21 thoughts on “Spooktoberfest Special: Halloween Havoc!

  1. Yeah, I don’t know what was up with that. But now that it’s back up, here’s parts one, two and three of the look at this monstrosity. As a bonus, click the “Wrestlecomics” tag for the Steve Ditko WWF series from the same time.

    I’m glad I wasn’t the only one to catch the fact that Sting and his mirror don’t match up. Notice that his face paint doesn’t match up either. And that same issue has a couple panels where Rick Rude has white hair and no mustache.

    I love the WCW comic. It’s awful on so many levels. Where else can you see humanitarian Mick Foley threatening cancer patients?

  2. (Holds up left hand) Comics = mostly good.
    (Holds up right hand) Pro wrestling = mostly good

    (Smacks hands together) Comics + Pro wrestling = godawful unholy union that should never see light of day again.

    Cheers,
    Mal

  3. If everybody has their shirts off, why doesn’t anyone have nipples? Does the WCW cut them off in some kind of hazing ritual?

  4. You know, I could almost forgive the fact that the expression of his face in the mirror doesn’t match his actual expression — as if, you know, it was some kind of externalization of his inner turmoil or something.

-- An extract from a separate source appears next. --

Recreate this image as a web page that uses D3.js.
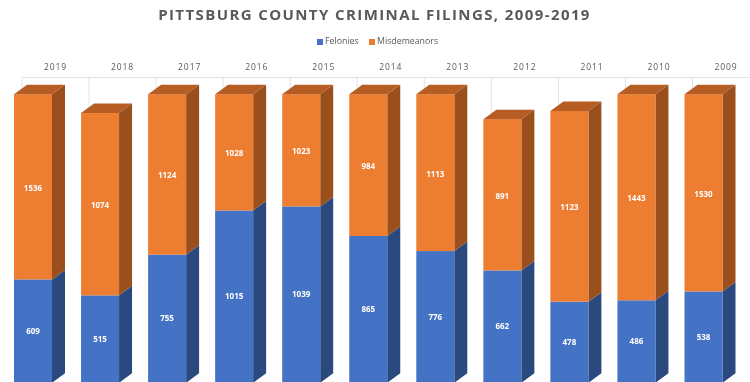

    But then I noticed that the angular C-shape on his forehead isn’t reversed in the mirror at all. And now I think we’re dealing with two guys here, and the yellow-and-brown one is yelling silently on the other side of security glass, like a teller at a check-cashing place.

    That’s totally two different guys.

  5. Perhaps that’s the mirror that the Ultimate Warrior would use many years later to freak the hell out of the NWO-era Hulk Hogan.

  6. Was there a sequence in the book where the Black Stinger went back in time and haunted himself in the past by turning people into wildcats and cutting promos with bad voice modulation?

  7. Sad thing is…Ron Wilson can actually… y’know… DRAW (usually).

    However, this was produced during the 90’s when EVERY artist, no matter HOW much of a veteran they were, was under guidelines to draw like Rob Leifeld.

    I STILL feel badly for HERB TRIMPE, who was forced to make craptastic Leifeld-like artwork for a paycheck.

    Oh. And the 2-expressions panel.
    THAT is GENIUS!
    Now you have the before and after reaction shots in ONE panel.
    On the left “before”…then as you pan over to the right in the mirror we see the IMMEDIATE “reaction shot”.

    In the comics of today, that change of expression ALONE would be about 2 pages of “decompressed” storytelling.

    ~P~
    P-TOR

  8. A random thought:

    This whole thing reminds me of “Barton Fink.”

    Recap: Prize-winning 1940s playwright Barton Fink is hired by a Hollywood studio to be a writer for the movin’ pitchers. He writes political kitchen-sink dramas. His first assignment from the studio head: a wrestling picture.

    (Other nonsense follows, involving a severed head and John Goodman running down a flaming hallway while brandishing a shotgun and yelling “I’ll show you the life of the mind!” Good movie.)

    Marvel should have done the “Barton Fink” thang: hire Alan Moore to write a pro wrestling comic.

    Succeed or fail (probably fail), it would have been a damned interesting comic.

  9. I agree with the Barton Fink theory, but I think we should all admit that had this could have a helluva lot better had it starred Hacksaw Jim Duggan.

  10. “Ravishing Rick Rude.”

    I’ve spent the last ten minutes trying to come up with a bon mot about this truly dazzling choice of monikor, but all I an come up with is: BWAHAHAHAHAHAHAHAHAHAHAHAHAHAHAHAHAHAHAHAHAHAHAHAHAHAAHAHAHAHAHAHAHAHAHAHAHAHH.

    There. I feel better.

  11. And then they made up for it years later w/ the Chyna comic book. *sigh* Chyna . . .

  12. This is pretty much a throw back for me. But back in those days, wrestling seem so much more like fun and truly entertaining. Nowadays the stories are just nothing but recycle ideas of plots.

    As to the comic…well, I drop Marvel two years after that comic was publish. I remenber seeing the series but didn’t bother to pick it up.

    It’s been almost 8 years since I’ve watch any TV wrestling. Guess, that’s two things I left behind in the 90’s. Marvel and Wrestling.